Data block:

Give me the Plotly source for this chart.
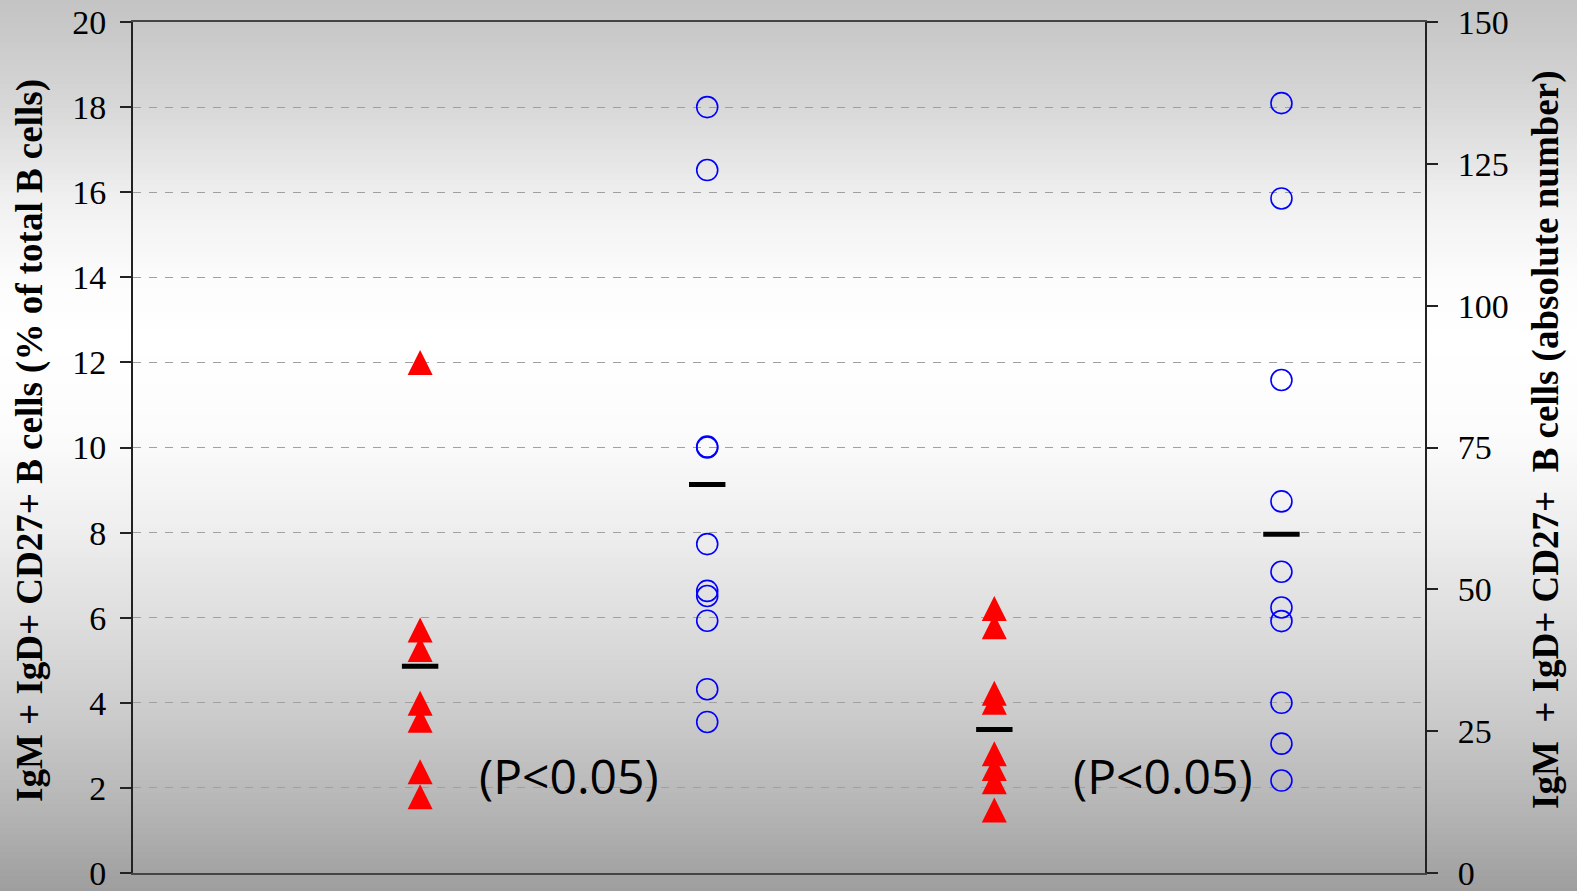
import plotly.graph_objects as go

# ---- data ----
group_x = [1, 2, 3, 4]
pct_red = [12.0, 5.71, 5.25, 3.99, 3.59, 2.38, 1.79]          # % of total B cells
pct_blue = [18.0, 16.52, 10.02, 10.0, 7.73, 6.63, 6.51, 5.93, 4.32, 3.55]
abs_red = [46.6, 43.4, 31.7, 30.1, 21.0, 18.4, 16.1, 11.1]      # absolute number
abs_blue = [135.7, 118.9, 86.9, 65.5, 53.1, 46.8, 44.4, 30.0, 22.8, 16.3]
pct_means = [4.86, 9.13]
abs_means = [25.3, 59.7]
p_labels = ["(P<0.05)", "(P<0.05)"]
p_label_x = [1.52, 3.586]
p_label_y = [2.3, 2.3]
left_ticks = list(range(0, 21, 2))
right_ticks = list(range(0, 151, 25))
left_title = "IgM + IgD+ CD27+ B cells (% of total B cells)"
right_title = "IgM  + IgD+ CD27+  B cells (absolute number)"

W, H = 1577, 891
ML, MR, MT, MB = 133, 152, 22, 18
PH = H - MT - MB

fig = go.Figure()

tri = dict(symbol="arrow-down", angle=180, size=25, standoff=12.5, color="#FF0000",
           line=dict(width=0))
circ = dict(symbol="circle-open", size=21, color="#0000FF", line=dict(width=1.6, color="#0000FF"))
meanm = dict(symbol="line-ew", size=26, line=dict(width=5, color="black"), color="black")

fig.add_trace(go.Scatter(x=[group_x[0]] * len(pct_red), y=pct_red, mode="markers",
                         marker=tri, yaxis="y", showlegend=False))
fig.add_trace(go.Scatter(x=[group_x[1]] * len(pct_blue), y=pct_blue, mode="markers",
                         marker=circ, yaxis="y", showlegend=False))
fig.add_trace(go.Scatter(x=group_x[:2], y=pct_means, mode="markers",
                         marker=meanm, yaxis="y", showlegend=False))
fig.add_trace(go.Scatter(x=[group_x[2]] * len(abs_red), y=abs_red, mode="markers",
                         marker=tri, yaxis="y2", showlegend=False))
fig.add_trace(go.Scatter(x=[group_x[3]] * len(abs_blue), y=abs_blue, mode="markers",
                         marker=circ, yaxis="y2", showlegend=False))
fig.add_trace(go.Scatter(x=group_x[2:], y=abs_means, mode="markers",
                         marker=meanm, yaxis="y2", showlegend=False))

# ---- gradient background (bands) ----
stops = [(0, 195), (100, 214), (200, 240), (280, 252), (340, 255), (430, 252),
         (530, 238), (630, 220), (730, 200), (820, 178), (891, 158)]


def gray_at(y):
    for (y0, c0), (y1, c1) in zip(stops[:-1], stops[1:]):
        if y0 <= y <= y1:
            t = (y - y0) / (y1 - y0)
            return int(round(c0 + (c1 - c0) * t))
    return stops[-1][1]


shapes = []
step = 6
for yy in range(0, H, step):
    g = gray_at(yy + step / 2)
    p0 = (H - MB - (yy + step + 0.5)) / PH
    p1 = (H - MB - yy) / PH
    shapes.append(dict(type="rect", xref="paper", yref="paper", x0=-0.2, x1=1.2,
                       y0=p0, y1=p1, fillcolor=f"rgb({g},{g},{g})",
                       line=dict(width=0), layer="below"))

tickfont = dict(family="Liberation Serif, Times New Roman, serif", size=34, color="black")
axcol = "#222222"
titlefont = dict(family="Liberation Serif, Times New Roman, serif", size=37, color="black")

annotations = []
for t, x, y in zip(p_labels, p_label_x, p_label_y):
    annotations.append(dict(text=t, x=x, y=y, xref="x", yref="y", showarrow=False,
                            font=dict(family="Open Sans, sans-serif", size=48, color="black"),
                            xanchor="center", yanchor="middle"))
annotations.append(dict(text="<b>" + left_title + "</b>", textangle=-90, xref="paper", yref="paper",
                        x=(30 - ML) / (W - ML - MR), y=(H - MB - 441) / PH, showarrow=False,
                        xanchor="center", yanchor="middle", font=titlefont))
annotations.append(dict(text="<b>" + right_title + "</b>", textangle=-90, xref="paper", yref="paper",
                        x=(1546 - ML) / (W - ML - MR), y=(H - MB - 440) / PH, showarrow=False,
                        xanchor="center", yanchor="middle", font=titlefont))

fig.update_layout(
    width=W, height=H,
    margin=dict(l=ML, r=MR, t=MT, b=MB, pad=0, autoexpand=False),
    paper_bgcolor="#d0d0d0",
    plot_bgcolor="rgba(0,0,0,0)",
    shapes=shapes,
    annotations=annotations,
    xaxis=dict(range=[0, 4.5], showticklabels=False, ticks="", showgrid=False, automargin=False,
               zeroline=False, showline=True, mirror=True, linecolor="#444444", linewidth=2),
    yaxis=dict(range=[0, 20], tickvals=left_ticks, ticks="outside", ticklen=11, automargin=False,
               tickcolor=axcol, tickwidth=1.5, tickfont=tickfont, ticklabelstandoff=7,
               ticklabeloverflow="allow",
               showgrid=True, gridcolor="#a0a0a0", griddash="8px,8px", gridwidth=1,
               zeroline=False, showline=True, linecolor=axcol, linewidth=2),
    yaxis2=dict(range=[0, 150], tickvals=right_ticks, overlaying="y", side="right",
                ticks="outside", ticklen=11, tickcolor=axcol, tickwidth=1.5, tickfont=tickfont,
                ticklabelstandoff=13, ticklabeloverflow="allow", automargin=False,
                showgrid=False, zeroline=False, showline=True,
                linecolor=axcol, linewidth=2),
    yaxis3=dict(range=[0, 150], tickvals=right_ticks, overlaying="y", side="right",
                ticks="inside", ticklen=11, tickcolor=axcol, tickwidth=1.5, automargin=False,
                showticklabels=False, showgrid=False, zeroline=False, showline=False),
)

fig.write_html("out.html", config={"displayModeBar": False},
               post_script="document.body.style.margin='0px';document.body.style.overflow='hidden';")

What the task asks: In the data above, please extract the lines from the first one through the line with "B cells (absolute", exactly, and keep pictures out.

Solution to this exercise:
Give me the Plotly source for this chart.
import plotly.graph_objects as go

# ---- data ----
group_x = [1, 2, 3, 4]
pct_red = [12.0, 5.71, 5.25, 3.99, 3.59, 2.38, 1.79]          # % of total B cells
pct_blue = [18.0, 16.52, 10.02, 10.0, 7.73, 6.63, 6.51, 5.93, 4.32, 3.55]
abs_red = [46.6, 43.4, 31.7, 30.1, 21.0, 18.4, 16.1, 11.1]      # absolute number
abs_blue = [135.7, 118.9, 86.9, 65.5, 53.1, 46.8, 44.4, 30.0, 22.8, 16.3]
pct_means = [4.86, 9.13]
abs_means = [25.3, 59.7]
p_labels = ["(P<0.05)", "(P<0.05)"]
p_label_x = [1.52, 3.586]
p_label_y = [2.3, 2.3]
left_ticks = list(range(0, 21, 2))
right_ticks = list(range(0, 151, 25))
left_title = "IgM + IgD+ CD27+ B cells (% of total B cells)"
right_title = "IgM  + IgD+ CD27+  B cells (absolute number)"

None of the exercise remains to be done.